Lisez donc  l'article de Schlabaya dans Scriptural (extrait) :
J'ai lu avec ahurissement et consternation, sur le site "Zone littéraire", un article, intitulé "Ouvrez le terroir-caisse !", dont le seul but est de dénigrer à l'envi la littérature dite régionale ou de terroir. Libre à chacun, bien entendu, d'exprimer librement son avis sur quelque ouvrage ou genre littéraire que ce soit - étant sous-entendu que la critique en question est également susceptible à son tour d'être critiquée. En l'occurrence, il y a de quoi s'en donner à coeur joie... Daté de 2007, ce billet d'humeur bilieuse commis par un certain Laurent Simon, a des relents assez malodorants.

Tout au long de son réquisitoire, Simon Laurent dénonce le fait que la littérature régionale, bien que peu médiatisée, se vend très bien, et rapporte donc aux auteurs et aux éditeurs des revenus conséquents. Il insinue évidemment qu'il s'agit là d'un fond de commerce peu honorable.

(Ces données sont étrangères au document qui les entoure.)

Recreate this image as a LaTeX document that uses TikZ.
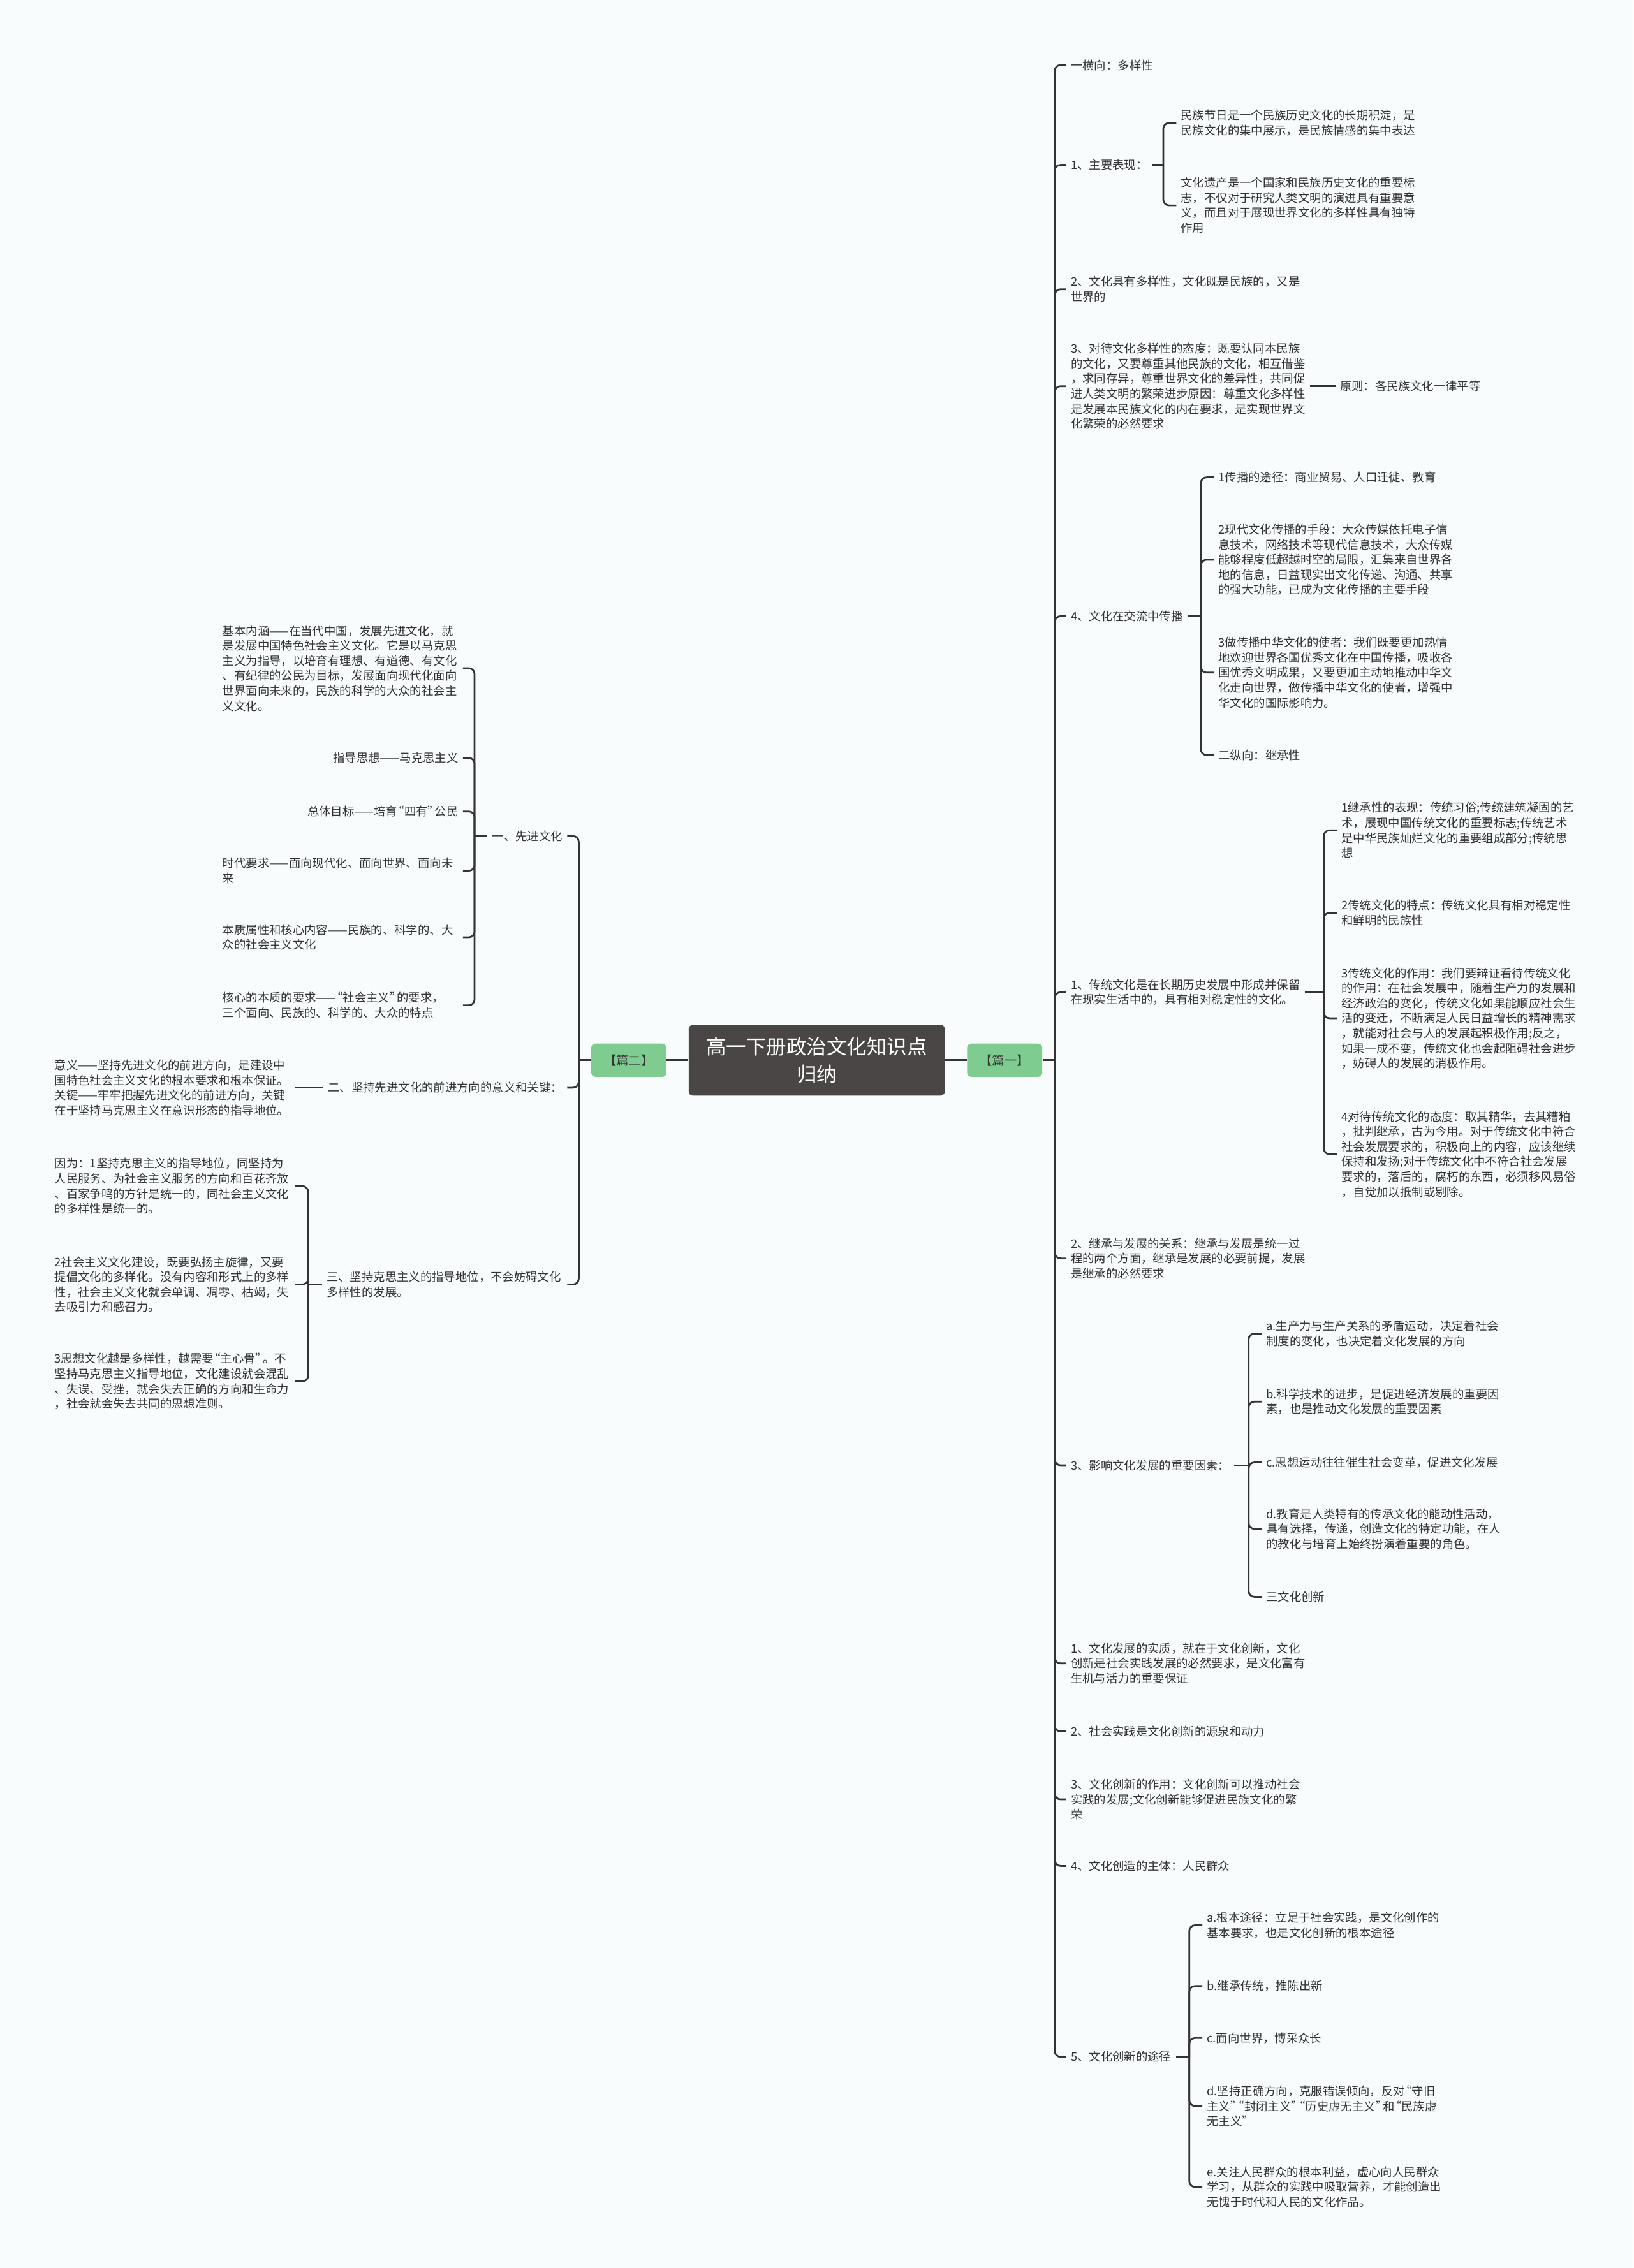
\documentclass[tikz,border=0pt]{standalone}
\usepackage{fontspec}
\setmainfont{Noto Sans CJK SC}
% quotes a little narrower than the full-width CJK ones
\newcommand\qopen{\makebox[0.6em][r]{“}}
\newcommand\qclose{\makebox[0.6em][l]{”}}
\usetikzlibrary{positioning}
\definecolor{ink}{HTML}{333333}
\definecolor{rootfill}{HTML}{4B4646}
\definecolor{tagfill}{HTML}{7ECC90}
\definecolor{paper}{HTML}{F8FCFD}

\begin{document}
\begin{tikzpicture}[
  x=1pt, y=-1pt,
  link/.style={draw=ink, line width=1.2pt, rounded corners=4pt},
  leaf/.style={font=\fontsize{8.1}{10.4}\selectfont, text=ink, align=left, inner xsep=3pt, inner ysep=1pt, anchor=west},
  lleaf/.style={leaf, anchor=east},
  wide/.style={text width=163pt},
  root/.style={fill=rootfill, rounded corners=3pt, minimum width=177pt, minimum height=49pt, text=white, align=center, font=\fontsize{13.9}{19}\selectfont},
  tag/.style={fill=tagfill, rounded corners=3pt, minimum width=52pt, minimum height=23pt, inner sep=0pt, text=ink, font=\fontsize{8.5}{10}\selectfont}
]
\fill[paper] (0,0) rectangle (1129,1568);
\useasboundingbox (0,0) rectangle (1129,1568);

% centre and the two chapter tags
\node[root] (root) at (564.5,733) {高一下册政治文化知识点\\归纳};
\node[tag, right=15pt of root] (p1) {【篇一】};
\node[tag, left=15pt of root] (p2) {【篇二】};
\draw[link] (root) -- (p1);
\draw[link] (root) -- (p2);

% ---- right side: 篇一 ----
\coordinate (jr) at (729,733);
\node[leaf] (R0)  at (737,45)   {一横向：多样性};
\node[leaf] (R1)  at (737,114)  {1、主要表现：};
\node[leaf] (R2)  at (737,200)  {2、文化具有多样性，文化既是民族的，又是\\世界的};
\node[leaf] (R3)  at (737,267)  {3、对待文化多样性的态度：既要认同本民族\\的文化，又要尊重其他民族的文化，相互借鉴\\，求同存异，尊重世界文化的差异性，共同促\\进人类文明的繁荣进步原因：尊重文化多样性\\是发展本民族文化的内在要求，是实现世界文\\化繁荣的必然要求};
\node[leaf] (R4)  at (737,426)  {4、文化在交流中传播};
\node[leaf] (R5)  at (737,686)  {1、传统文化是在长期历史发展中形成并保留\\在现实生活中的，具有相对稳定性的文化。};
\node[leaf] (R6)  at (737,870)  {2、继承与发展的关系：继承与发展是统一过\\程的两个方面，继承是发展的必要前提，发展\\是继承的必然要求};
\node[leaf] (R7)  at (737,1013) {3、影响文化发展的重要因素：};
\node[leaf] (R8)  at (737,1150) {1、文化发展的实质，就在于文化创新，文化\\创新是社会实践发展的必然要求，是文化富有\\生机与活力的重要保证};
\node[leaf] (R9)  at (737,1197) {2、社会实践是文化创新的源泉和动力};
\node[leaf] (R10) at (737,1244) {3、文化创新的作用：文化创新可以推动社会\\实践的发展;文化创新能够促进民族文化的繁\\荣};
\node[leaf] (R11) at (737,1290) {4、文化创造的主体：人民群众};
\node[leaf] (R12) at (737,1422) {5、文化创新的途径};
\draw[link] (p1.east) -- (jr);
\foreach \c in {R0,R1,R2,R3,R4,R5,R6,R7,R8,R9,R10,R11,R12}
  \draw[link] (jr) |- (\c.west);

% 主要表现
\coordinate (j1) at (804,114);
\node[leaf] (R1a) at (813,85)  {民族节日是一个民族历史文化的长期积淀，是\\民族文化的集中展示，是民族情感的集中表达};
\node[leaf] (R1b) at (813,142) {文化遗产是一个国家和民族历史文化的重要标\\志，不仅对于研究人类文明的演进具有重要意\\义，而且对于展现世界文化的多样性具有独特\\作用};
\draw[link] (R1.east) -- (j1);
\foreach \c in {R1a,R1b}
  \draw[link] (j1) |- (\c.west);

% 原则
\node[leaf] (R3a) at (923,267) {原则：各民族文化一律平等};
\draw[link] (R3.east) -- (R3a.west);

% 交流中传播
\coordinate (j4) at (830,426);
\node[leaf] (R4a) at (839,330) {1传播的途径：商业贸易、人口迁徙、教育};
\node[leaf] (R4b) at (839,387) {2现代文化传播的手段：大众传媒依托电子信\\息技术，网络技术等现代信息技术，大众传媒\\能够程度低超越时空的局限，汇集来自世界各\\地的信息，日益现实出文化传递、沟通、共享\\的强大功能，已成为文化传播的主要手段};
\node[leaf] (R4c) at (839,465) {3做传播中华文化的使者：我们既要更加热情\\地欢迎世界各国优秀文化在中国传播，吸收各\\国优秀文明成果，又要更加主动地推动中华文\\化走向世界，做传播中华文化的使者，增强中\\华文化的国际影响力。};
\node[leaf] (R4d) at (839,522) {二纵向：继承性};
\draw[link] (R4.east) -- (j4);
\foreach \c in {R4a,R4b,R4c,R4d}
  \draw[link] (j4) |- (\c.west);

% 传统文化
\coordinate (j5) at (915,686);
\node[leaf] (R5a) at (924,574) {1继承性的表现：传统习俗;传统建筑凝固的艺\\术，展现中国传统文化的重要标志;传统艺术\\是中华民族灿烂文化的重要组成部分;传统思\\想};
\node[leaf] (R5b) at (924,631) {2传统文化的特点：传统文化具有相对稳定性\\和鲜明的民族性};
\node[leaf] (R5c) at (924,704) {3传统文化的作用：我们要辩证看待传统文化\\的作用：在社会发展中，随着生产力的发展和\\经济政治的变化，传统文化如果能顺应社会生\\活的变迁，不断满足人民日益增长的精神需求\\，就能对社会与人的发展起积极作用;反之，\\如果一成不变，传统文化也会起阻碍社会进步\\，妨碍人的发展的消极作用。};
\node[leaf] (R5d) at (924,798) {4对待传统文化的态度：取其精华，去其糟粕\\，批判继承，古为今用。对于传统文化中符合\\社会发展要求的，积极向上的内容，应该继续\\保持和发扬;对于传统文化中不符合社会发展\\要求的，落后的，腐朽的东西，必须移风易俗\\，自觉加以抵制或剔除。};
\draw[link] (R5.east) -- (j5);
\foreach \c in {R5a,R5b,R5c,R5d}
  \draw[link] (j5) |- (\c.west);

% 重要因素
\coordinate (j7) at (863,1013);
\node[leaf] (R7a) at (872,922)  {a.生产力与生产关系的矛盾运动，决定着社会\\制度的变化，也决定着文化发展的方向};
\node[leaf] (R7b) at (872,969)  {b.科学技术的进步，是促进经济发展的重要因\\素，也是推动文化发展的重要因素};
\node[leaf] (R7c) at (872,1011) {c.思想运动往往催生社会变革，促进文化发展};
\node[leaf] (R7d) at (872,1057) {d.教育是人类特有的传承文化的能动性活动，\\具有选择，传递，创造文化的特定功能，在人\\的教化与培育上始终扮演着重要的角色。};
\node[leaf] (R7e) at (872,1104) {三文化创新};
\draw[link] (R7.east) -- (j7);
\foreach \c in {R7a,R7b,R7c,R7d,R7e}
  \draw[link] (j7) |- (\c.west);

% 创新途径
\coordinate (j12) at (822,1422);
\node[leaf] (R12a) at (831,1331) {a.根本途径：立足于社会实践，是文化创作的\\基本要求，也是文化创新的根本途径};
\node[leaf] (R12b) at (831,1373) {b.继承传统，推陈出新};
\node[leaf] (R12c) at (831,1409) {c.面向世界，博采众长};
\node[leaf] (R12d) at (831,1456) {d.坚持正确方向，克服错误倾向，反对\qopen 守旧\\主义\qclose\qopen 封闭主义\qclose\qopen 历史虚无主义\qclose 和\qopen 民族虚\\无主义\qclose};
\node[leaf] (R12e) at (831,1512) {e.关注人民群众的根本利益，虚心向人民群众\\学习，从群众的实践中吸取营养，才能创造出\\无愧于时代和人民的文化作品。};
\draw[link] (R12.east) -- (j12);
\foreach \c in {R12a,R12b,R12c,R12d,R12e}
  \draw[link] (j12) |- (\c.west);

% ---- left side: 篇二 ----
\coordinate (jl) at (400,733);
\node[lleaf] (L1) at (392,578) {一、先进文化};
\node[lleaf] (L2) at (392,752) {二、坚持先进文化的前进方向的意义和关键：};
\node[lleaf, wide] (L3) at (392,888) {三、坚持克思主义的指导地位，不会妨碍文化\\多样性的发展。};
\draw[link] (p2.west) -- (jl);
\foreach \c in {L1,L2,L3}
  \draw[link] (jl) |- (\c.east);

% 先进文化
\coordinate (jl1) at (328,578);
\node[lleaf, wide] (L1a) at (320,462) {基本内涵——在当代中国，发展先进文化，就\\是发展中国特色社会主义文化。它是以马克思\\主义为指导，以培育有理想、有道德、有文化\\、有纪律的公民为目标，发展面向现代化面向\\世界面向未来的，民族的科学的大众的社会主\\义文化。};
\node[lleaf] (L1b) at (320,524) {指导思想——马克思主义};
\node[lleaf] (L1c) at (320,561) {总体目标——培育\qopen 四有\qclose 公民};
\node[lleaf, wide] (L1d) at (320,602) {时代要求——面向现代化、面向世界、面向未\\来};
\node[lleaf, wide] (L1e) at (320,648) {本质属性和核心内容——民族的、科学的、大\\众的社会主义文化};
\node[lleaf, wide] (L1f) at (320,695) {核心的本质的要求——\qopen 社会主义\qclose 的要求，\\三个面向、民族的、科学的、大众的特点};
\draw[link] (L1.west) -- (jl1);
\foreach \c in {L1a,L1b,L1c,L1d,L1e,L1f}
  \draw[link] (jl1) |- (\c.east);

% 意义和关键
\node[lleaf, wide] (L2a) at (204,752) {意义——坚持先进文化的前进方向，是建设中\\国特色社会主义文化的根本要求和根本保证。\\关键——牢牢把握先进文化的前进方向，关键\\在于坚持马克思主义在意识形态的指导地位。};
\draw[link] (L2.west) -- (L2a.east);

% 指导地位
\coordinate (jl3) at (213,888);
\node[lleaf, wide] (L3a) at (204,820) {因为：1坚持克思主义的指导地位，同坚持为\\人民服务、为社会主义服务的方向和百花齐放\\、百家争鸣的方针是统一的，同社会主义文化\\的多样性是统一的。};
\node[lleaf, wide] (L3b) at (204,888) {2社会主义文化建设，既要弘扬主旋律，又要\\提倡文化的多样化。没有内容和形式上的多样\\性，社会主义文化就会单调、凋零、枯竭，失\\去吸引力和感召力。};
\node[lleaf, wide] (L3c) at (204,955) {3思想文化越是多样性，越需要\qopen 主心骨\qclose 。不\\坚持马克思主义指导地位，文化建设就会混乱\\、失误、受挫，就会失去正确的方向和生命力\\，社会就会失去共同的思想准则。};
\draw[link] (L3.west) -- (jl3);
\foreach \c in {L3a,L3b,L3c}
  \draw[link] (jl3) |- (\c.east);
\end{tikzpicture}
\end{document}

Ce monsieur n'a sans doute pas réalisé que, dans un système capitaliste, toute entreprise privée est effectivement contrainte à la rentabilité. Il lui a sans doute échappé que même des maisons d'édition comme Actes Sud, P.O.L. ou Picquier, sont également soumises aux lois du marché, et tenues de générer des bénéfices. Toujours est-il que la prospérité d'une collection comme Terres de France  constitue à ses yeux un scandale qu'il convient de montrer du doigt. "Du propre aveu de Jeannine Balland, les à-valoir versés aux auteurs sont plutôt importants." Un "aveu" dont il conviendrait de rougir, sans doute ? Rétribuer équitablement les auteurs dont on publie les ouvrages, voilà qui est en effet répréhensible ! persifle-t-il...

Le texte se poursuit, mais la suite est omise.